Gang Life in Prison
When Montoya Santana was an adolescent he and his two best friends belonged to a "strong gang," hoping for respect in the neighborhood. As one of them explained, "Belonging is good, but respect is better." Respect in the story meant that nobody could take away from them their "class" or dignity. Sent to Juvenile Hall, Santano is brutalized and sexually victimized and kills his attacker. This act, he discovers, earns him some respect but also a 10 to 25-year sentence at Folsom State Prison.
There he becomes a member of La Eme because "Power became our game -- power to provide everything on the inside that is on the outside. Extortion, gambling, prostitution. Power to make every inmate pay rent. And the biggest money-maker, drugs." The desire for power appears to be a primary motivation and reason for involvement in La Eme, and this should not be surprising among people like Santano who have been disempowered.
La Eme -- the Mexican Mafia -- gives him a sense of power to control at least some aspects of his life and to enjoy some of the pleasures of the world while in prison. it's like the inmates are running things in a covert sort of way. It allows them to enforce their own rules and to some extent control what happens. Whatever he gets from it, it's worth being thrown into the hole for. Santano says, "I can run the show from Solitary." Respect is more important than anything else -- what a member has to do, he will, even if he must kill his own brother whom he loves. Nobody must even think he might be showing weakness. Weakness is tender feelings and doubts about the wisdom of crime.
When Santano is released from prison after 18 years, he is still part of the gang. As head of the gang "inside" he hopes to expand his "business" on the outside -- his business and his power in La Eme. Because he and the rest of the members are Mexicans, they run into unexpected obstacles -- the Italian Mafia, for one. But Santano's gang offers him a way to feel successful and provides him with projects to channel his energy and intelligence into. He sees these activities the way a an ordinary person might see doing business and pursuing a livelihood. When Santano looks back on his old life in prison he comments that Fulsom was the "big time." He had more power there. Before the gang, if someone wanted something from him, "They just took it" because he was weak, but being in the gang stopped that because he became strong. He looks back on prison life with a certain sense of nostalgia and tells his girlfriend, "I loved it in there."
The gang allows him to be competent under horrible circumstances. He has been deprived of all the ordinary, normal experiences we take for granted, such as dancing, learning to drive a car, going to the beach, standing in the moonlight with a girl, and making love. All he has ever known is violence and the need to keep others afraid of him in order to protect himself.
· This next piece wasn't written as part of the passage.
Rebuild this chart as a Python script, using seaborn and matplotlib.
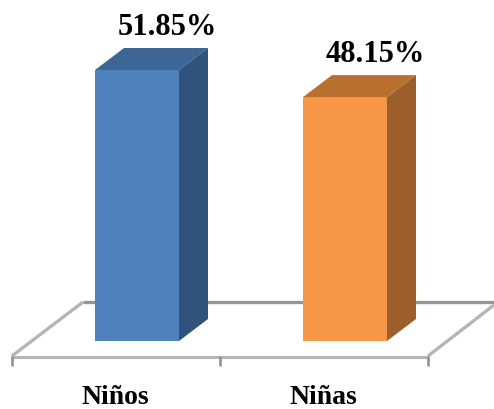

He's more or less ruined for life on the outside by his violent conditioning.
Santano's sense of identity is tied into his membership in the gang. This becomes clear when his girlfriend talks about him as two people. His concept of himself and who he is, he sees through the lens of La Eme. For anyone, having an identity is paramount to being a human being, but especially in the de-humanizing ordeal of prison life. This is what is meant by the title of the film, American Me. Me refers to inmates who have no other identity but that of criminals and don't know how to be anyone else. They have lost touch with who they really are.